Expected behavior for sched_mc_powersavings>0
--Vaidy
Fix for sched_mc_powersavigs for pre-Nehalem platforms.
Child sched domain should clear SD_PREFER_SIBLING if parent will have
SD_POWERSAVINGS_BALANCE because they are contradicting.
Sets the flags correctly based on sched_mc_power_savings.
Signed-off-by: Vaidyanathan Srinivasan <[email protected]>
diff --git a/include/linux/sched.h b/include/linux/sched.h
index 6550415..ef6b7cd 100644
--- a/include/linux/sched.h
+++ b/include/linux/sched.h
@@ -866,7 +866,10 @@ static inline int sd_balance_for_mc_power(void)
if (sched_smt_power_savings)
return SD_POWERSAVINGS_BALANCE;
- return SD_PREFER_SIBLING;
+ if (!sched_mc_power_savings)
+ return SD_PREFER_SIBLING;
+
+ return 0;
}
static inline int sd_balance_for_package_power(void)

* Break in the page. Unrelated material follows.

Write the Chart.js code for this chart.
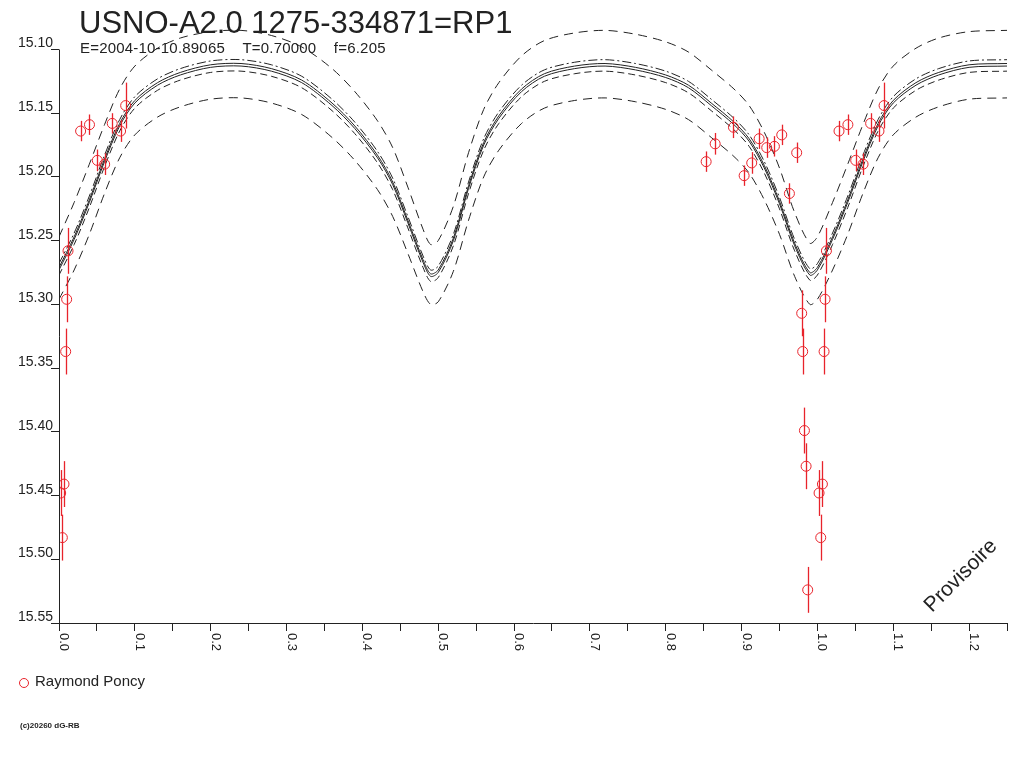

On Mon, 2010-02-08 at 15:35 +0530, Vaidyanathan Srinivasan wrote:
> Fix for sched_mc_powersavigs for pre-Nehalem platforms.
> Child sched domain should clear SD_PREFER_SIBLING if parent will have
> SD_POWERSAVINGS_BALANCE because they are contradicting.
>
> Sets the flags correctly based on sched_mc_power_savings.
>
> Signed-off-by: Vaidyanathan Srinivasan <[email protected]>
>
> diff --git a/include/linux/sched.h b/include/linux/sched.h
> index 6550415..ef6b7cd 100644
> --- a/include/linux/sched.h
> +++ b/include/linux/sched.h
> @@ -866,7 +866,10 @@ static inline int sd_balance_for_mc_power(void)
> if (sched_smt_power_savings)
> return SD_POWERSAVINGS_BALANCE;
>
> - return SD_PREFER_SIBLING;
> + if (!sched_mc_power_savings)
> + return SD_PREFER_SIBLING;
> +
> + return 0;
> }
>
> static inline int sd_balance_for_package_power(void)
>
Looks good, thanks!
What's the status of getting rid of sched_{mc,smt}_power_savings?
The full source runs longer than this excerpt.